A few considerations before we begin. This project is designed to capture a bullet (up to 556 but this is DIY so your mileage may vary) but not mitigate sound, or hazardous material like lead. And these are things you should be thinking about while/before you start on this project.

Materials List

  • x1 55-gallon drum w/ lid and locking latch – Preferably a clean one. Make sure you know how to deal with any residue remaining.
  • x7 bags of 1.5 cu. ft. rubber mulch (Can be seasonally found at Costco: https://www.costco.com/ground-smart-rubber-mulch-in-cedar-red-or-mocha-brown.product.100462361.html)
  • x4 2x4in 96in long
  • a pack of general purpose screws for wood
  • x4 caster wheels (2835T16 from McMaster-Carr)
  • x1 60lbs Quikrete Concrete Mix

Cut List

  • x2 24in – vertical beams
  • x1 19.43in – vertical center strut
  • x4 23.43in – horizontal center struts
  • x2 40.89in – length-wise perimeter
  • x2 40.9 in – diagonal struts (cut to fit)

Begin the assembly

Lay the perimeter beams, and bind two of the horizontal center structs stacked together on each end.
Mount the caster wheels on each of the four corners.
Mount the vertical center strut on the same side as the caster wheels.
Mount the two vertical beams on the same sides as each other on any end of the frame. Make sure they are pointed up from the caster wheels.
Use the vertical center strut to connect the two beams together.
Fit and secure the diagonal beams to fit, from the vertical beams to the frame.

Preparing the drum

Choose where you want this drum permanently. It will not leave your home given its sheer weight.
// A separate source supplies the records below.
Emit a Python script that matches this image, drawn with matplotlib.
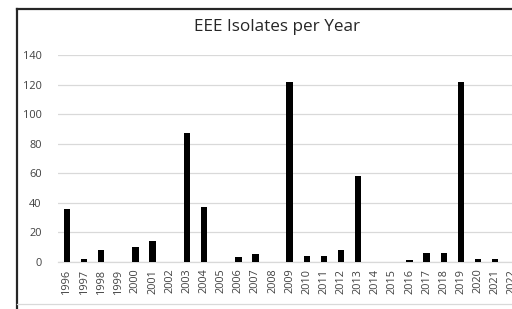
import matplotlib.pyplot as plt
from matplotlib.lines import Line2D

years = [str(y) for y in range(1996, 2023)]
isolates = [36, 2, 8, 0, 10, 14, 0, 87, 37, 0, 3, 5, 0, 122, 4, 4, 8, 58,
            0, 0, 1, 6, 6, 122, 2, 2, 0]
yticks = [0, 20, 40, 60, 80, 100, 120, 140]

W, H = 512, 309
fig = plt.figure(figsize=(W / 100, H / 100), dpi=100)
plt.rcParams['font.family'] = ['Open Sans', 'DejaVu Sans']

# plot area in pixels (extends past right edge, chart is cropped)
x0, x1 = 58.4, 520.9
y_top, y_bot = 55.0, 261.7
ax = fig.add_axes([x0 / W, 1 - y_bot / H, (x1 - x0) / W, (y_bot - y_top) / H])

xs = range(len(years))
ax.bar(xs, isolates, width=0.38, color='black', zorder=3)
ax.set_xlim(-0.5, len(years) - 0.5)
ax.set_ylim(0, 140)
ax.set_yticks(yticks)
ax.set_xticks(list(xs))
ax.set_xticklabels(years, rotation=90, fontsize=7.8, color='#404040')
ax.tick_params(axis='y', labelsize=7.9, labelcolor='#404040', length=0, pad=12)
ax.tick_params(axis='x', length=0, pad=5)
ax.grid(axis='y', color='#d9d9d9', linewidth=0.9, zorder=0)
for s in ['top', 'right', 'left']:
    ax.spines[s].set_visible(False)
ax.spines['bottom'].set_color('#d9d9d9')
ax.spines['bottom'].set_linewidth(0.9)

fig.text(277 / W, 1 - 27 / H, 'EEE Isolates per Year', ha='center', va='center',
         fontsize=12.3, color='#262626')

# outer chart frame (cropped)
fig.add_artist(Line2D([17 / W, 1.0], [1 - 9 / H, 1 - 9 / H], color='#262626', linewidth=1.6))
fig.add_artist(Line2D([17 / W, 17 / W], [0, 1 - 9 / H], color='#262626', linewidth=1.6))
fig.add_artist(Line2D([17 / W, 1.0], [1 - 304 / H, 1 - 304 / H], color='#d9d9d9', linewidth=0.9))

fig.savefig('out.png', dpi=100)
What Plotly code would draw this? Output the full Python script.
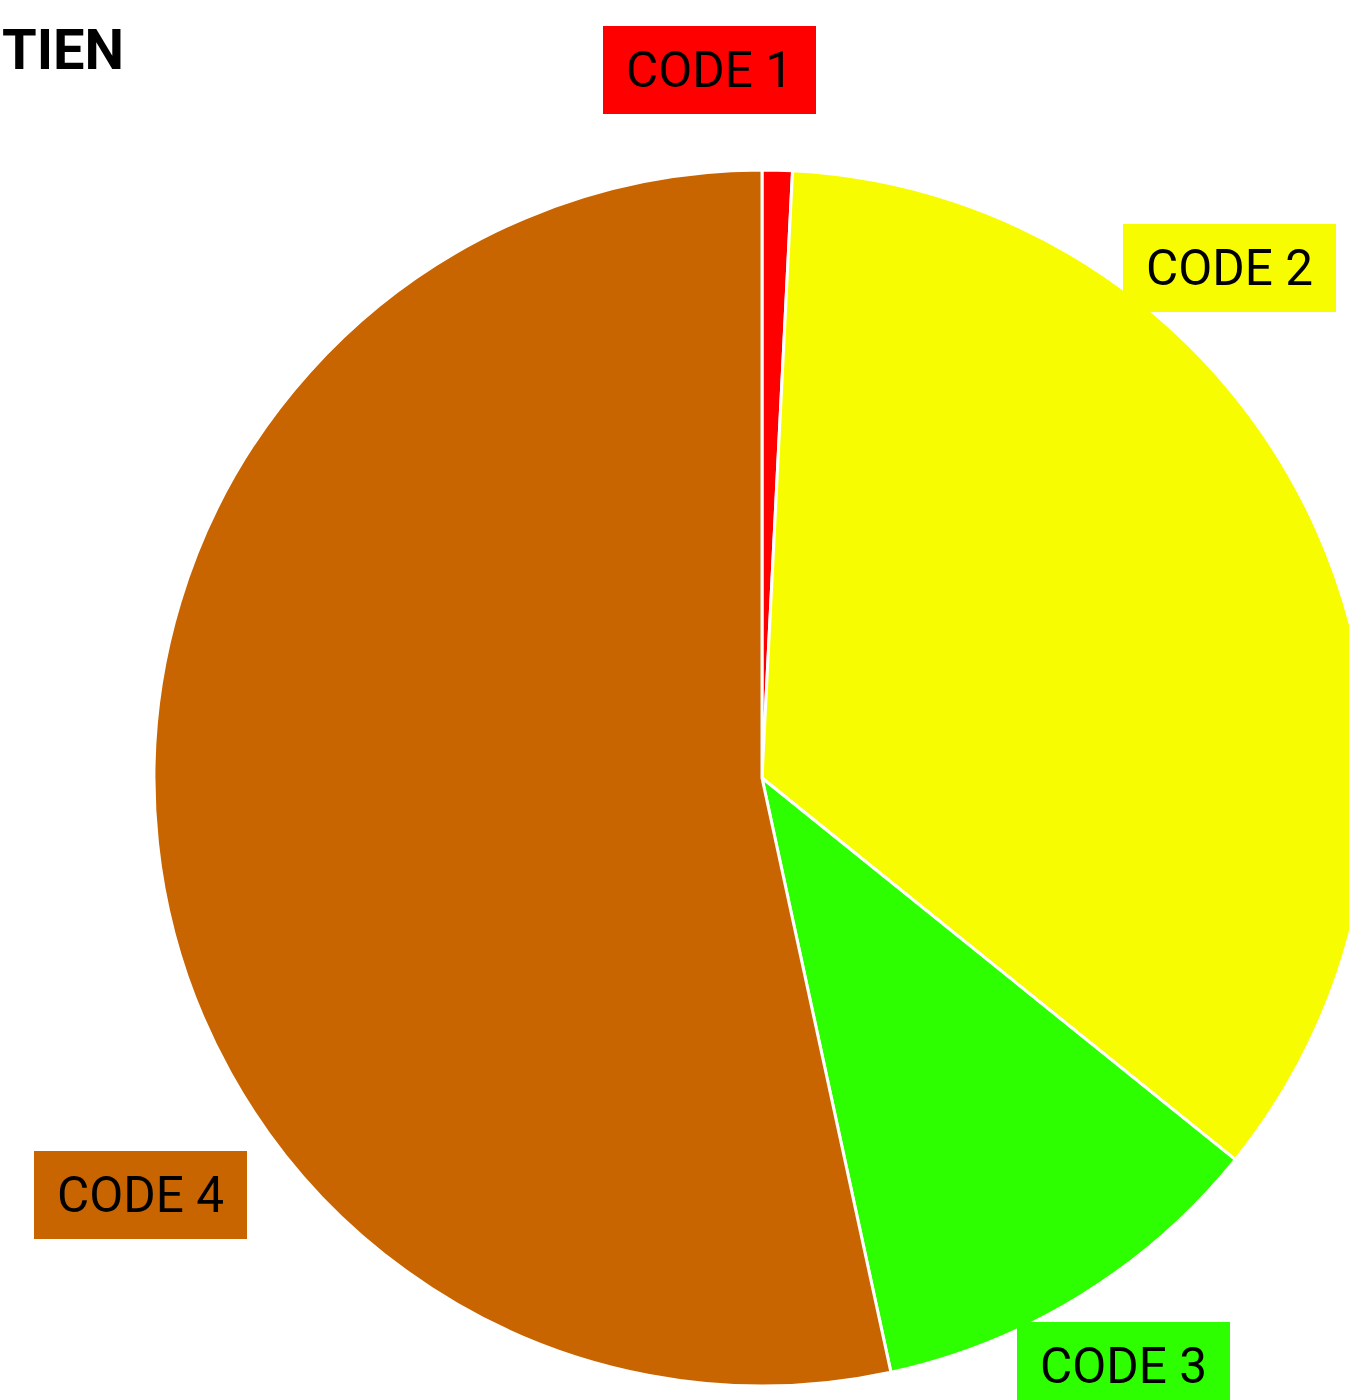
import plotly.graph_objects as go

# ---- data ----
categories = ["CODE 1", "CODE 2", "CODE 3", "CODE 4"]
shares = [0.8, 35.0, 10.8, 53.4]
colors = ["#ff0000", "#f8fc00", "#2eff00", "#c96500"]
title_text = "TIEN"

# ---- layout constants (pixels) ----
W, H = 1380, 1400
cx, cy, r = 762, 778, 608

fig = go.Figure(
    go.Pie(
        labels=categories,
        values=shares,
        sort=False,
        direction="clockwise",
        rotation=0,
        marker=dict(colors=colors, line=dict(color="white", width=3)),
        textinfo="none",
        hoverinfo="label+percent",
        showlegend=False,
        domain=dict(
            x=[(cx - r) / W, (cx + r) / W],
            y=[(H - (cy + r)) / H, (H - (cy - r)) / H],
        ),
    )
)

label_centers = {
    "CODE 1": (709.5, 70),
    "CODE 2": (1229.5, 267.5),
    "CODE 3": (1123, 1366),
    "CODE 4": (140.5, 1195),
}

annotations = []
for cat, col in zip(categories, colors):
    px, py = label_centers[cat]
    annotations.append(
        dict(
            text=cat,
            xref="paper", yref="paper",
            x=px / W, y=1 - py / H,
            xanchor="center", yanchor="middle",
            showarrow=False,
            width=213, height=88,
            align="center", valign="middle",
            bgcolor=col, borderwidth=0, borderpad=0,
            font=dict(family="Roboto", size=49.5, color="black"),
        )
    )

annotations.append(
    dict(
        text="<b>" + title_text + "</b>",
        xref="paper", yref="paper",
        x=0, y=1 - 50 / H,
        xanchor="left", yanchor="middle",
        showarrow=False,
        font=dict(family="Roboto", size=56, color="black"),
    )
)

fig.update_layout(
    width=W, height=H,
    margin=dict(l=0, r=0, t=0, b=0),
    paper_bgcolor="white",
    plot_bgcolor="white",
    annotations=annotations,
)

fig.write_html(
    "out.html",
    config={"displayModeBar": False},
    post_script="document.body.style.margin='0';document.body.style.overflow='hidden';",
)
Slide the drum onto the frame. You should be able to place the lid on top and remove it without any trouble.

With the lid on the drum, drill a 3in wide hole with a hand drill into the aluminum lid, directly in the center. Using some electrical or Gorilla Tape, cover up the rough edges of the hole, so that it doesn’t scratch your guns (or cut your hand!).

Using the largest bit you have, create six holes in the shape of a triangle, spaced roughly six inches apart from each other on the top of the drum. (This is so the gasses can vent.)

Final Assembly

Concrete – Set the drum on a flat surface. Mix and pour in the concrete. Aim for 4-8 inches of concrete in the bottom. Wait a full day for it to cure before proceeding.

Rubber pellets – After the concrete dries, pour the rubber pellets into the drum. At about the third bag, mount the drum onto the frame, then continue to pour in the pellets.

Safety Considerations

  • Hazmat – Lead dust from catching your bullets is a real thing. Ventilation in the room where this is installed would be a good thing. Not to mention breathing all the gas from the powder burning probably isnt the best idea.
  • Magdumps are bad – Sexy but bad.
  • EarPro – The drum will dampen it a bit but its not hearing safe.
  • EyePro – Obvious reasons.
  • Maintinence – The barrel will need to be cleaned out every 500-1k rounds to deal with the lead buildup and check the degradation of your rubber pellets. Wear gloves and a mask to avoid inhaling as much lead as possible. Check your state laws regarding its disposal.